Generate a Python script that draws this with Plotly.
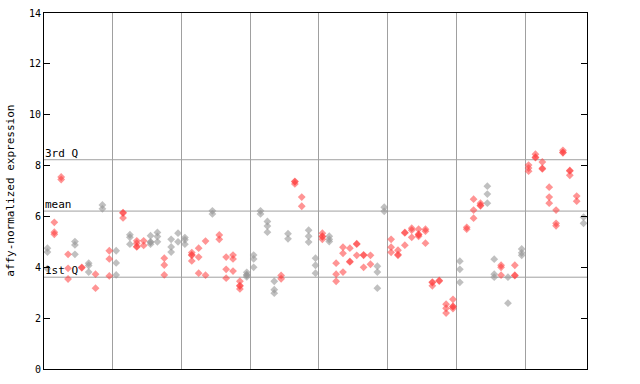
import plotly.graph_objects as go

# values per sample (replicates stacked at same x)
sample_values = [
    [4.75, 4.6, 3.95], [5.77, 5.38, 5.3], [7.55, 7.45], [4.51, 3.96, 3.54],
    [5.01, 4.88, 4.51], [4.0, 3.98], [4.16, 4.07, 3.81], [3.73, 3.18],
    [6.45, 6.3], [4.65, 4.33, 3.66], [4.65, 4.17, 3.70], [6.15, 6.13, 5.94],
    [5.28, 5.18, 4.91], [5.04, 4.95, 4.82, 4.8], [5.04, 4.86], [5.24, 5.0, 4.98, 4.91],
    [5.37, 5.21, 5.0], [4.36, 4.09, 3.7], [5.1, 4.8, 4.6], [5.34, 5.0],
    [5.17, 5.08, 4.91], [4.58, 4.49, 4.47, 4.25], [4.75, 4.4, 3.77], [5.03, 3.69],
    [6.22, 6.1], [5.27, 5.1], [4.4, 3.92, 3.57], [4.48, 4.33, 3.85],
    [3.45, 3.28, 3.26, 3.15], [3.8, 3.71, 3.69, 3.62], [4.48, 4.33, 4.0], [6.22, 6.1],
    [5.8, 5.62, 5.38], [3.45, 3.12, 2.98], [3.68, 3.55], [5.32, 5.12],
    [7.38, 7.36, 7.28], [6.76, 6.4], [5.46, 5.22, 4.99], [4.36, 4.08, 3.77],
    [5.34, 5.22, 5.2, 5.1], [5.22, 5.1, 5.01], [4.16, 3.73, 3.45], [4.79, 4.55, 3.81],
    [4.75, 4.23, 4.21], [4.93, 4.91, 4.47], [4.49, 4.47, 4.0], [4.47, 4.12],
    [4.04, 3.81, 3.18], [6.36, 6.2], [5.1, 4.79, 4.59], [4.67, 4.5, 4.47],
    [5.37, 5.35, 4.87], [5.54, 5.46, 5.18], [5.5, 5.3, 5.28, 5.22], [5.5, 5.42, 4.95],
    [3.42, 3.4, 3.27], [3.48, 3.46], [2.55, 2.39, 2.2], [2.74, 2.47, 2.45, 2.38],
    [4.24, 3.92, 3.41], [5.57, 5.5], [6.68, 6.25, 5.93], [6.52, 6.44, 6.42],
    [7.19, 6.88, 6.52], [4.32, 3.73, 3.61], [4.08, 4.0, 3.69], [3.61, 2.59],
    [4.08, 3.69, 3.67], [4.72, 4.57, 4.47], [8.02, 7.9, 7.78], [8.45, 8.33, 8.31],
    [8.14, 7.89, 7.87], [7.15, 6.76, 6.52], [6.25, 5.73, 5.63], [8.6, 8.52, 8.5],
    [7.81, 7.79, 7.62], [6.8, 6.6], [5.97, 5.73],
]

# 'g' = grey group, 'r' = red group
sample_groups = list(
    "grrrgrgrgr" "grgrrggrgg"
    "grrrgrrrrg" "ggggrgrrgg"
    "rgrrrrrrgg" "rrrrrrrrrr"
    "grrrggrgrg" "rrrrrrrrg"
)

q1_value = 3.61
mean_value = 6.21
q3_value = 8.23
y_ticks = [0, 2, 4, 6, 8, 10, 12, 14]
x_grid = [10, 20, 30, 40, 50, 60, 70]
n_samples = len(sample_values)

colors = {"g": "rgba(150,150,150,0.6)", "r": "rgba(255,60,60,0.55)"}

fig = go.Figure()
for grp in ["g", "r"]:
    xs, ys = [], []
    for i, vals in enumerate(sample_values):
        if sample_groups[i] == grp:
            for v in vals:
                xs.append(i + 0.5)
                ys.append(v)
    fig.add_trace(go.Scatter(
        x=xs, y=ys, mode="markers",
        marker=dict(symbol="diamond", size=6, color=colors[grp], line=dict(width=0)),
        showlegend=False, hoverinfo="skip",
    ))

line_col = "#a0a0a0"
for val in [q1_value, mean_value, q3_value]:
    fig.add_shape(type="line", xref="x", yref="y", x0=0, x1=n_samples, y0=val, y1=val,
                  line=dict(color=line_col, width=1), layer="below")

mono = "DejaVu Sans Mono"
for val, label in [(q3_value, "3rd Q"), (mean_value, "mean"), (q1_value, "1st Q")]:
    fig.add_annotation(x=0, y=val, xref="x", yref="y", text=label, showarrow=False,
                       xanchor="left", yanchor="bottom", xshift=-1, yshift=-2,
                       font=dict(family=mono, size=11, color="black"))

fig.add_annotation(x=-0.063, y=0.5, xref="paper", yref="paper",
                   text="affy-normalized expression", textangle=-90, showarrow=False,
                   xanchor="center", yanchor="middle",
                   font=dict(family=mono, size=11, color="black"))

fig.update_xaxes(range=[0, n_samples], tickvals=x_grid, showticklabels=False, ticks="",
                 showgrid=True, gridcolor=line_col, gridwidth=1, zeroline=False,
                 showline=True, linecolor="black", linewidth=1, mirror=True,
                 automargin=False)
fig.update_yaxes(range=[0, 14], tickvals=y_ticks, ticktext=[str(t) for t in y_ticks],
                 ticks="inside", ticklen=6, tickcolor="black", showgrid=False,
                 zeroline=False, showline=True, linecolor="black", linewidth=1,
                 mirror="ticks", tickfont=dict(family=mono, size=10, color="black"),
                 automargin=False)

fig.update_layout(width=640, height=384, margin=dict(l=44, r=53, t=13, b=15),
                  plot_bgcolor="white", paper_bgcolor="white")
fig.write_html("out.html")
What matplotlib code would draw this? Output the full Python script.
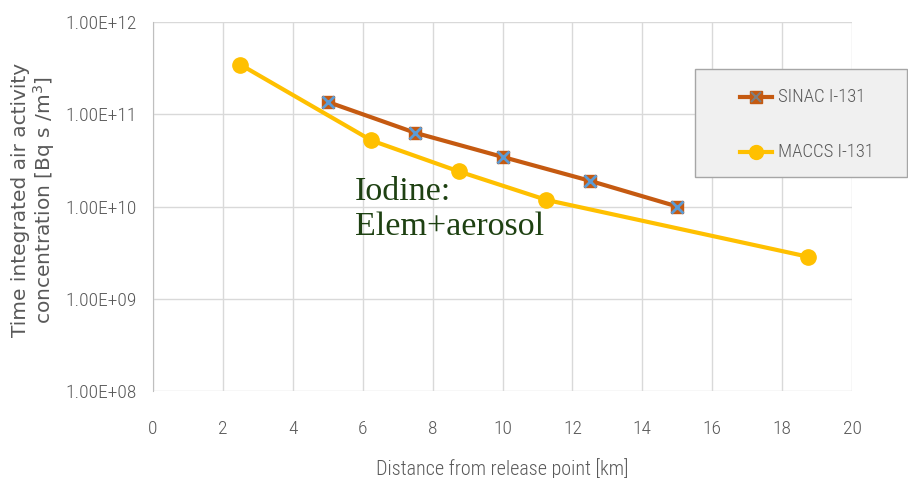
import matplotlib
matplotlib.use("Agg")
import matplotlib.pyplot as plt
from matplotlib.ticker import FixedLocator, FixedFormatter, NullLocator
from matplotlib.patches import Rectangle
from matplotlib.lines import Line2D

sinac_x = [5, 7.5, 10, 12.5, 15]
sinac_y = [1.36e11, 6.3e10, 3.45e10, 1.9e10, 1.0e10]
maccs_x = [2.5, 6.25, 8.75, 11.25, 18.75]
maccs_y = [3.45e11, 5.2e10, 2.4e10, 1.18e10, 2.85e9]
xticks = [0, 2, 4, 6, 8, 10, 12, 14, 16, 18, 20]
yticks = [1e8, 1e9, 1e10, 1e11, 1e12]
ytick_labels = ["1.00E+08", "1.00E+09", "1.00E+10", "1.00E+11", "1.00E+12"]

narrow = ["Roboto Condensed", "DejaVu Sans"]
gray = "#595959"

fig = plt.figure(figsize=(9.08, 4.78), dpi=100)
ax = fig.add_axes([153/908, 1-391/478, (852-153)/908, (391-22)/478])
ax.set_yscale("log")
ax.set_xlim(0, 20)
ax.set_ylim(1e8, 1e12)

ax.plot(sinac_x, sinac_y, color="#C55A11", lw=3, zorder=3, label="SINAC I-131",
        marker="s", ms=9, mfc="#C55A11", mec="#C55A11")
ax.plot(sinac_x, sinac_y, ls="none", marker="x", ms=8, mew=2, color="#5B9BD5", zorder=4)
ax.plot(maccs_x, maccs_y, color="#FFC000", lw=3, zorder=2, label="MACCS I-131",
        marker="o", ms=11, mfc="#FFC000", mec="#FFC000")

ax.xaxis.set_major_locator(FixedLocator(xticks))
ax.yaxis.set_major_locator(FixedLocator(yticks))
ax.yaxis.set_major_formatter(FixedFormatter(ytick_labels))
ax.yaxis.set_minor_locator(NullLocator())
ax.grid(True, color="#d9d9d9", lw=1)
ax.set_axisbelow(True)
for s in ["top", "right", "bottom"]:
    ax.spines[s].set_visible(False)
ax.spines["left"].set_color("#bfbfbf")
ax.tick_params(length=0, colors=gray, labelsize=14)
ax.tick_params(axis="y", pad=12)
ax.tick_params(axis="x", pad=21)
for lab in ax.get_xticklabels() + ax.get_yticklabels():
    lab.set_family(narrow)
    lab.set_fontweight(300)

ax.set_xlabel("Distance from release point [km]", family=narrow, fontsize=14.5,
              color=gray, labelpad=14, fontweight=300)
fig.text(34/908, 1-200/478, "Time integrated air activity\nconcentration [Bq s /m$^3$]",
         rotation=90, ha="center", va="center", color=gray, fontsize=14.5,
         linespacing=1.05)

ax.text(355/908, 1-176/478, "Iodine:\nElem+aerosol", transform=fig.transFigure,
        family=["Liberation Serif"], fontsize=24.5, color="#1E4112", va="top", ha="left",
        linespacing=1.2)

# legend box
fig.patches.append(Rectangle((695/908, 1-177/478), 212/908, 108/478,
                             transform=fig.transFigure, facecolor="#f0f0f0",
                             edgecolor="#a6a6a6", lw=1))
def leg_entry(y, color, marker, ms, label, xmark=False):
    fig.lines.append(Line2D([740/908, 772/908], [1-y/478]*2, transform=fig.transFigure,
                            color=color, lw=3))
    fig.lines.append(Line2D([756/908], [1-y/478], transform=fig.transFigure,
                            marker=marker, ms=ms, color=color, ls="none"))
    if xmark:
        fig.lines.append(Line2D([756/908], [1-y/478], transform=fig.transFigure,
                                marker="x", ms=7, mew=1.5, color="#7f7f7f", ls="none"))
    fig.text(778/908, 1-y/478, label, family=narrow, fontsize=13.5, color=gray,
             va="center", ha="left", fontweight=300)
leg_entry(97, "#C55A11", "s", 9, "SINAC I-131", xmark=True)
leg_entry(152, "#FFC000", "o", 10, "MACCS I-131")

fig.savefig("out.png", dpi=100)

★ ★ ★ ★ ★ ★ ★

Exercise objective
Exactly as they appear, print the lines of the listing above from its first line through the line that contains "import plotly.graph_objects as go", minus the pictures.

Solution for this exercise
Generate a Python script that draws this with Plotly.
import plotly.graph_objects as go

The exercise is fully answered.